#### Dataset section:
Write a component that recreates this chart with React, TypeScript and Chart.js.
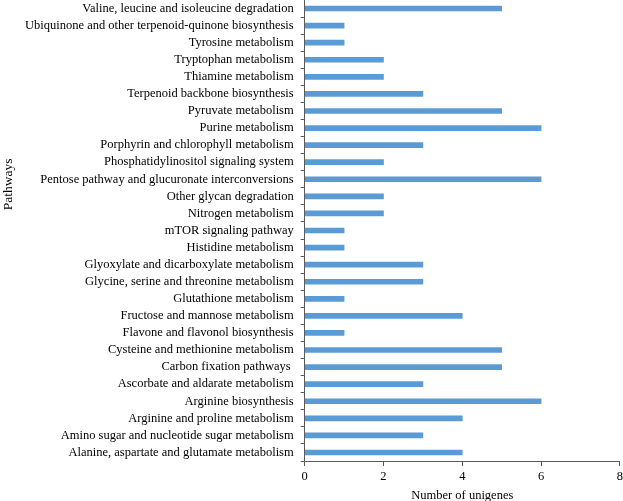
import React, { useEffect, useRef } from "react";
import { Chart, registerables } from "chart.js";

Chart.register(...registerables);

const pathways: string[] = [
  "Valine, leucine and isoleucine degradation",
  "Ubiquinone and other terpenoid-quinone biosynthesis",
  "Tyrosine metabolism",
  "Tryptophan metabolism",
  "Thiamine metabolism",
  "Terpenoid backbone biosynthesis",
  "Pyruvate metabolism",
  "Purine metabolism",
  "Porphyrin and chlorophyll metabolism",
  "Phosphatidylinositol signaling system",
  "Pentose pathway and glucuronate interconversions",
  "Other glycan degradation",
  "Nitrogen metabolism",
  "mTOR signaling pathway",
  "Histidine metabolism",
  "Glyoxylate and dicarboxylate metabolism",
  "Glycine, serine and threonine metabolism",
  "Glutathione metabolism",
  "Fructose and mannose metabolism",
  "Flavone and flavonol biosynthesis",
  "Cysteine and methionine metabolism",
  "Carbon fixation pathways ",
  "Ascorbate and aldarate metabolism",
  "Arginine biosynthesis",
  "Arginine and proline metabolism",
  "Amino sugar and nucleotide sugar metabolism",
  "Alanine, aspartate and glutamate metabolism",
];

const unigenes: number[] = [
  5, 1, 1, 2, 2, 3, 5, 6, 3, 2, 6, 2, 2, 1, 1, 3, 3, 1, 4, 1, 5, 5, 3, 6, 4, 3, 4,
];

const xTicks: number[] = [0, 2, 4, 6, 8];

const yTitle = "Pathways";

const FAMILY = "'Liberation Serif', 'Times New Roman', serif";

const yTitlePlugin = {
  id: "yTitlePlugin",
  afterDraw(chart: any) {
    const ctx = chart.ctx;
    const area = chart.chartArea;
    ctx.save();
    ctx.font = `13.5px ${FAMILY}`;
    ctx.fillStyle = "#000";
    ctx.textAlign = "center";
    ctx.textBaseline = "middle";
    ctx.translate(8, area.top + (area.bottom - area.top) * 0.4);
    ctx.rotate(-Math.PI / 2);
    ctx.fillText(yTitle, 0, 0);
    ctx.restore();
  },
};

export default function App() {
  const ref = useRef<HTMLCanvasElement | null>(null);

  useEffect(() => {
    if (!ref.current) return;
    const font = { family: FAMILY, size: 12.5 };
    const chart = new Chart(ref.current, {
      type: "bar",
      data: {
        labels: pathways,
        datasets: [
          {
            data: unigenes,
            backgroundColor: "#5B9BD5",
            borderWidth: 0,
            barThickness: 5,
          },
        ],
      },
      plugins: [yTitlePlugin],
      options: {
        indexAxis: "y",
        responsive: false,
        animation: false,
        layout: { padding: { top: 0, right: 0, bottom: -2, left: 18 } },
        plugins: { legend: { display: false }, tooltip: { enabled: false } },
        scales: {
          x: {
            min: xTicks[0],
            max: xTicks[xTicks.length - 1],
            afterBuildTicks: (axis: any) => {
              axis.ticks = xTicks.map((v) => ({ value: v }));
            },
            grid: {
              drawOnChartArea: false,
              drawTicks: true,
              tickLength: 5,
              color: "#595959",
            },
            border: { display: true, color: "#595959", width: 1 },
            ticks: { color: "#000", font, padding: 3, maxRotation: 0 },
            title: {
              display: true,
              text: "Number of unigenes",
              color: "#000",
              font,
              padding: { top: 1, bottom: 0 },
            },
          },
          y: {
            afterFit: (axis: any) => {
              axis.paddingTop = 0;
              axis.paddingBottom = 0;
            },
            grid: {
              drawOnChartArea: false,
              drawTicks: true,
              tickLength: 4,
              offset: true,
              color: "#595959",
            },
            border: { display: true, color: "#595959", width: 1 },
            ticks: { color: "#000", font, padding: 7, autoSkip: false },
            title: { display: false },
          },
        },
      },
    });
    return () => chart.destroy();
  }, []);

  return (
    <div
      style={{
        position: "absolute",
        left: 0,
        top: 0,
        width: 623,
        height: 501,
        overflow: "hidden",
        background: "#fff",
      }}
    >
      <canvas ref={ref} width={626} height={501} style={{ display: "block" }} />
    </div>
  );
}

#### What is required:
Repeat the material exactly as it reads, without any of its pictures.

#### Reply:
Write a component that recreates this chart with React, TypeScript and Chart.js.
import React, { useEffect, useRef } from "react";
import { Chart, registerables } from "chart.js";

Chart.register(...registerables);

const pathways: string[] = [
  "Valine, leucine and isoleucine degradation",
  "Ubiquinone and other terpenoid-quinone biosynthesis",
  "Tyrosine metabolism",
  "Tryptophan metabolism",
  "Thiamine metabolism",
  "Terpenoid backbone biosynthesis",
  "Pyruvate metabolism",
  "Purine metabolism",
  "Porphyrin and chlorophyll metabolism",
  "Phosphatidylinositol signaling system",
  "Pentose pathway and glucuronate interconversions",
  "Other glycan degradation",
  "Nitrogen metabolism",
  "mTOR signaling pathway",
  "Histidine metabolism",
  "Glyoxylate and dicarboxylate metabolism",
  "Glycine, serine and threonine metabolism",
  "Glutathione metabolism",
  "Fructose and mannose metabolism",
  "Flavone and flavonol biosynthesis",
  "Cysteine and methionine metabolism",
  "Carbon fixation pathways ",
  "Ascorbate and aldarate metabolism",
  "Arginine biosynthesis",
  "Arginine and proline metabolism",
  "Amino sugar and nucleotide sugar metabolism",
  "Alanine, aspartate and glutamate metabolism",
];

const unigenes: number[] = [
  5, 1, 1, 2, 2, 3, 5, 6, 3, 2, 6, 2, 2, 1, 1, 3, 3, 1, 4, 1, 5, 5, 3, 6, 4, 3, 4,
];

const xTicks: number[] = [0, 2, 4, 6, 8];

const yTitle = "Pathways";

const FAMILY = "'Liberation Serif', 'Times New Roman', serif";

const yTitlePlugin = {
  id: "yTitlePlugin",
  afterDraw(chart: any) {
    const ctx = chart.ctx;
    const area = chart.chartArea;
    ctx.save();
    ctx.font = `13.5px ${FAMILY}`;
    ctx.fillStyle = "#000";
    ctx.textAlign = "center";
    ctx.textBaseline = "middle";
    ctx.translate(8, area.top + (area.bottom - area.top) * 0.4);
    ctx.rotate(-Math.PI / 2);
    ctx.fillText(yTitle, 0, 0);
    ctx.restore();
  },
};

export default function App() {
  const ref = useRef<HTMLCanvasElement | null>(null);

  useEffect(() => {
    if (!ref.current) return;
    const font = { family: FAMILY, size: 12.5 };
    const chart = new Chart(ref.current, {
      type: "bar",
      data: {
        labels: pathways,
        datasets: [
          {
            data: unigenes,
            backgroundColor: "#5B9BD5",
            borderWidth: 0,
            barThickness: 5,
          },
        ],
      },
      plugins: [yTitlePlugin],
      options: {
        indexAxis: "y",
        responsive: false,
        animation: false,
        layout: { padding: { top: 0, right: 0, bottom: -2, left: 18 } },
        plugins: { legend: { display: false }, tooltip: { enabled: false } },
        scales: {
          x: {
            min: xTicks[0],
            max: xTicks[xTicks.length - 1],
            afterBuildTicks: (axis: any) => {
              axis.ticks = xTicks.map((v) => ({ value: v }));
            },
            grid: {
              drawOnChartArea: false,
              drawTicks: true,
              tickLength: 5,
              color: "#595959",
            },
            border: { display: true, color: "#595959", width: 1 },
            ticks: { color: "#000", font, padding: 3, maxRotation: 0 },
            title: {
              display: true,
              text: "Number of unigenes",
              color: "#000",
              font,
              padding: { top: 1, bottom: 0 },
            },
          },
          y: {
            afterFit: (axis: any) => {
              axis.paddingTop = 0;
              axis.paddingBottom = 0;
            },
            grid: {
              drawOnChartArea: false,
              drawTicks: true,
              tickLength: 4,
              offset: true,
              color: "#595959",
            },
            border: { display: true, color: "#595959", width: 1 },
            ticks: { color: "#000", font, padding: 7, autoSkip: false },
            title: { display: false },
          },
        },
      },
    });
    return () => chart.destroy();
  }, []);

  return (
    <div
      style={{
        position: "absolute",
        left: 0,
        top: 0,
        width: 623,
        height: 501,
        overflow: "hidden",
        background: "#fff",
      }}
    >
      <canvas ref={ref} width={626} height={501} style={{ display: "block" }} />
    </div>
  );
}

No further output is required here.